Wapadalah! Pelajaran Sejarah Jadi Pilihan atau Wajib
Sejumlah anak bangsa yang tidak memahami pentingnya “SEJARAH “ bagi suatu bangsa, sedang mengusulkan agar pelajaran sejarah menjadi mata pelajaran pilihan, tidak lagi menjadi pelajaran wajib. Kalau usulan itu lolos maka generasi muda dalam satu dekade saja akan kehilangan jati diri sebagai bangsa Indonesia.
Sejarah teramat penting, sama dengan ruh dan nafas bagi suatu bangsa karena merupakan rekam jejak sepanjang perjalanannya. Kekuatan bangsa terletak pada ragam budaya yang disarikan menjadi ideologi bangsa “ Pancasila” dan dengan ruh bangsa itu kita bisa menyusun visi bangsa kedepan.

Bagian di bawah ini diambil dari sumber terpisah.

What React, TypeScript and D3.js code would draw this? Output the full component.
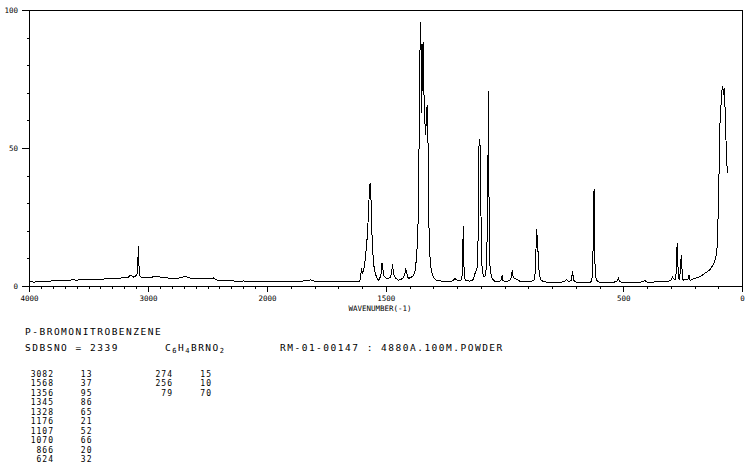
import React from "react";
import * as d3 from "d3";

// Raman spectrum of p-bromonitrobenzene: [wavenumber (cm-1), relative intensity]
const spectrum: [number, number][] = [
  [4000,1.7],[3960,1.6],[3930,1.9],[3900,1.8],[3870,2.0],[3840,1.9],[3800,2.1],[3760,2.0],[3720,2.2],[3680,2.2],
  [3640,2.4],[3600,2.3],[3560,2.5],[3520,2.5],[3480,2.4],[3440,2.7],[3400,2.6],[3360,2.8],[3320,2.8],[3280,3.0],
  [3240,3.0],[3200,3.3],[3170,3.2],[3155,4.2],[3145,4.0],[3130,3.4],[3110,3.6],[3096,4.5],[3090,7],[3086,14.5],
  [3083,14.8],[3080,7.5],[3076,6.8],[3072,3.8],[3060,3.3],[3040,3.4],[3010,3.3],[2980,3.3],[2950,3.6],[2930,3.7],
  [2910,3.5],[2880,3.3],[2850,3.1],[2800,3.0],[2760,3.0],[2720,3.2],[2700,3.6],[2685,3.7],[2670,3.3],[2640,3.0],
  [2600,2.8],[2560,2.9],[2520,2.8],[2480,3.0],[2455,3.1],[2440,2.6],[2420,2.2],[2380,2.1],[2340,2.0],[2300,2.1],
  [2260,1.9],[2200,2.0],[2150,1.9],[2100,1.8],[2050,1.9],[2000,1.8],
  [1960,1.7],[1920,1.8],[1880,1.8],[1850,2.0],[1830,2.2],[1820,2.4],[1808,2.0],[1780,1.9],[1740,1.8],[1700,1.7],
  [1660,1.8],[1630,1.7],[1612,1.8],[1608,3.5],[1604,6.5],[1600,5.0],[1596,5.5],[1591,8],[1586,12],[1580,18],
  [1575,26],[1571,35],[1568,37.5],[1565,34],[1562,24],[1558,14],[1553,8],[1546,4.5],[1538,3],[1533,2.3],
  [1527,3],[1521,5],[1518,8.4],[1514,6],[1510,4],[1504,3.2],[1498,2.8],[1490,3],[1482,3.4],[1477,5],
  [1474,8.1],[1471,6],[1467,4],[1460,3],[1449,2.3],[1440,2.5],[1430,3],[1422,4.5],[1418,6.6],[1414,5],
  [1410,3.3],[1405,3],[1398,3.2],[1386,3.8],[1378,6],[1372,10.8],[1367,20],[1364,30],[1361,60],[1358,85],
  [1356,96],[1353,86],[1351,62.7],[1348,78],[1345,88.7],[1342,72],[1339,64],[1335,55],[1331,60],[1328,65.8],
  [1325,57],[1323,45],[1321,25.3],[1318,14],[1315,9.6],[1310,5.5],[1305,4.2],[1298,3],[1290,2.3],[1270,2],
  [1250,1.8],[1231,1.7],[1218,2.2],[1211,3],[1204,2.4],[1195,2],[1185,2.4],[1180,4],[1178,10],[1176,22],
  [1174,12],[1172,5],[1168,2.4],[1160,2.2],[1150,1.9],[1140,2.1],[1133,2.6],[1126,4.8],[1118,6.5],[1114,12],
  [1112,35.5],[1109,53.3],[1106,52],[1104,50.6],[1102,36],[1100,15],[1098,8.5],[1094,4.8],[1088,3.5],[1082,4],
  [1078,8],[1075,18.6],[1072,40],[1070,70.8],[1068,40],[1066,18],[1063,7],[1060,4.9],[1055,3],[1048,2.3],
  [1040,1.7],[1025,1.8],[1016,2.4],[1012,4.2],[1009,2.2],[1000,1.8],[985,2],[976,2.6],[971,5],[969,6],
  [966,3.5],[962,3],[955,2.8],[948,2.6],[938,1.9],[920,1.7],[895,1.7],[878,2.2],[873,5],[870,12],
  [867,21],[864,17],[862,15],[859,8.4],[855,4.2],[850,2.5],[840,1.8],[820,1.5],[800,1.4],[780,1.5],
  [760,1.6],[746,2],[740,2.6],[735,2],[728,1.8],[722,2.2],[718,4],[716,5.7],[713,3.5],[709,2],
  [700,1.5],[680,1.4],[660,1.5],[645,1.4],[636,1.8],[632,4],[629,14],[627,28],[625,35.3],[623,22],
  [621,8],[618,3.5],[614,2.3],[605,1.6],[590,1.5],[570,1.4],[545,1.5],[530,1.8],[525,2.6],[522,3],
  [518,2],[512,1.6],[490,1.5],[470,1.4],[450,1.5],[430,1.6],[418,1.7],[413,2.1],[409,2],[400,1.6],
  [380,1.6],[360,1.7],[340,1.7],[320,1.9],[310,2],[305,2.1],[299,2.5],[295,3.5],[292,3],[288,2.7],
  [284,2.4],[281,3],[279,6],[277,12],[275,15.9],[274,14],[272,8],[270,4],[268,3],[266,2.8],
  [264,3.5],[261,7],[259,10],[258,11.4],[256,9],[254,5],[252,3],[250,2.3],[245,2.5],[240,2.6],
  [235,2.4],[230,2.5],[227,3.5],[225,4.2],[223,2.5],[220,2.3],[210,2.6],[200,3],[190,3.2],[180,3.6],
  [170,4.1],[159,4.8],[148,5.4],[138,6],[130,7],[121,8.4],[115,9.8],[112,10.8],[109,12.5],[107,14.4],
  [105,18],[104,21.7],[102,28],[101,33.8],[99,40],[98,45.8],[97,52],[95.5,57.9],[93,62],[91,65.1],
  [89,68],[87,70.6],[85,72],[83,72.6],[81.5,71],[80,69.4],[78.5,70.5],[77,71.8],[76,70],[74.5,66.4],
  [73,64],[71.5,61.5],[70,56],[69,50.7],[67,47],[65,43.4],[63,41],
];

const xMajorLabels = [4000, 3000, 2000, 1500, 500, 0];
const yTicks = [0, 10, 20, 30, 40, 50, 60, 70, 80, 90, 100];
const yLabels = [0, 50, 100];

const peakWavenumbers = ["3082", "1568", "1356", "1345", "1328", "1176", "1107", "1070", "866", "624", "274", "256", "79"];
const peakIntensities = ["13", "37", "95", "86", "65", "21", "52", "66", "20", "32", "15", "10", "70"];

const compoundName = "P-BROMONITROBENZENE";
const sdbsNo = "SDBSNO = 2339";
const measurement = "RM-01-00147 : 4880A.100M.POWDER";
const axisTitle = "WAVENUMBER(-1)";

const MONO = "'DejaVu Sans Mono', 'Liberation Mono', monospace";

export default function App() {
  const x = d3.scaleLinear().domain([4000, 2000, 0]).range([29.5, 267.5, 742.5]);
  const y = d3.scaleLinear().domain([0, 100]).range([286.5, 10.5]);
  const line = d3
    .line<[number, number]>()
    .x((d) => x(d[0]))
    .y((d) => y(d[1]));

  const xTicks = d3.range(4000, -1, -100);
  const rowsPerCol = 10;

  return (
    <svg
      width={753}
      height={469}
      style={{ position: "absolute", left: 0, top: 0, background: "#fff" }}
    >
      <rect x={0} y={0} width={753} height={469} fill="#fff" />
      {/* frame */}
      <g stroke="#000" strokeWidth={1} fill="none" shapeRendering="crispEdges">
        <line x1={x(4000)} x2={x(0)} y1={y(100)} y2={y(100)} />
        <line x1={x(4000)} x2={x(0)} y1={y(0)} y2={y(0)} />
        <line x1={x(4000)} x2={x(4000)} y1={y(100)} y2={y(0)} />
        <line x1={x(0)} x2={x(0)} y1={y(100)} y2={y(0)} />
        {yTicks.map((t) => (
          <line key={"yt" + t} x1={x(4000) - (yLabels.includes(t) ? 7.5 : 2.5)} x2={x(4000)} y1={y(t)} y2={y(t)} />
        ))}
        {xTicks.map((t) => (
          <line key={"xt" + t} x1={x(t)} x2={x(t)} y1={y(0)} y2={y(0) + (xMajorLabels.includes(t) ? 5 : 2.5)} />
        ))}
      </g>
      {/* spectrum */}
      <path d={line(spectrum) || ""} fill="none" stroke="#000" strokeWidth={1} shapeRendering="crispEdges" />
      {/* axis labels */}
      <g fontFamily={MONO} fontSize={7.5} fill="#000">
        {yLabels.map((t) => (
          <text key={"yl" + t} x={18} y={y(t)} dy="0.35em" textAnchor="end">
            {t}
          </text>
        ))}
        {xMajorLabels.map((t) => (
          <text key={"xl" + t} x={x(t)} y={301} textAnchor="middle">
            {t}
          </text>
        ))}
        <text x={380} y={310.5} textAnchor="middle">
          {axisTitle}
        </text>
      </g>
      {/* header */}
      <g fontFamily={MONO} fontSize={9.5} letterSpacing={1.5} fill="#000">
        <text x={25} y={334.5}>{compoundName}</text>
        <text x={25} y={351}>{sdbsNo}</text>
        <text x={165} y={351}>
          C<tspan fontSize={7} dy={2}>6</tspan>
          <tspan dy={-2}>H</tspan>
          <tspan fontSize={7} dy={2}>4</tspan>
          <tspan dy={-2}>BRNO</tspan>
          <tspan fontSize={7} dy={2}>2</tspan>
        </text>
        <text x={280} y={351}>{measurement}</text>
      </g>
      {/* peak table */}
      <g fontFamily={MONO} fontSize={8} letterSpacing={1} fill="#000" textAnchor="end">
        {peakWavenumbers.map((w, i) => {
          const col = Math.floor(i / rowsPerCol);
          const row = i % rowsPerCol;
          const yy = 376.7 + row * 9.5;
          const xw = col === 0 ? 54 : 173;
          const xi = col === 0 ? 92.5 : 212;
          return (
            <g key={"pk" + i}>
              <text x={xw} y={yy}>{w}</text>
              <text x={xi} y={yy}>{peakIntensities[i]}</text>
            </g>
          );
        })}
      </g>
    </svg>
  );
}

Dalam perjalanannya, budaya bangsa berkembang sesuai dengan dinamika perkembangan budaya dan peradaban dunia, melalui proses alami terutama sebagai negara kepulauan yang berada pada posisi diantara dua benua dan dua samudera.
Nilai budaya yang menjadi sumber “kearifan lokal“ (local wisdom) tidak boleh musnah oleh nilai baru, tetapi sebaliknya nilai baru memperkaya budaya, suatu proses menyaring dan menerima.
Menghilangkan “sejarah“ sebagai mata pelajaran wajib, sama dengan menjauhkan generasi penerus dari nilai nilai yang menjadi landasan jati diri bangsanya. Rencana itu harus digagalkan.
Untuk diketahui bersama oleh segenap warga bangsa, apapun agama dan suku bangsanya, usulan perubahan tersebut diatas merupakan bagian dari “Strategi Asing“ yang berlangsung sejak 1999. Bentuknya adalah “liberalisasi politik - ekonomi sosial budaya”.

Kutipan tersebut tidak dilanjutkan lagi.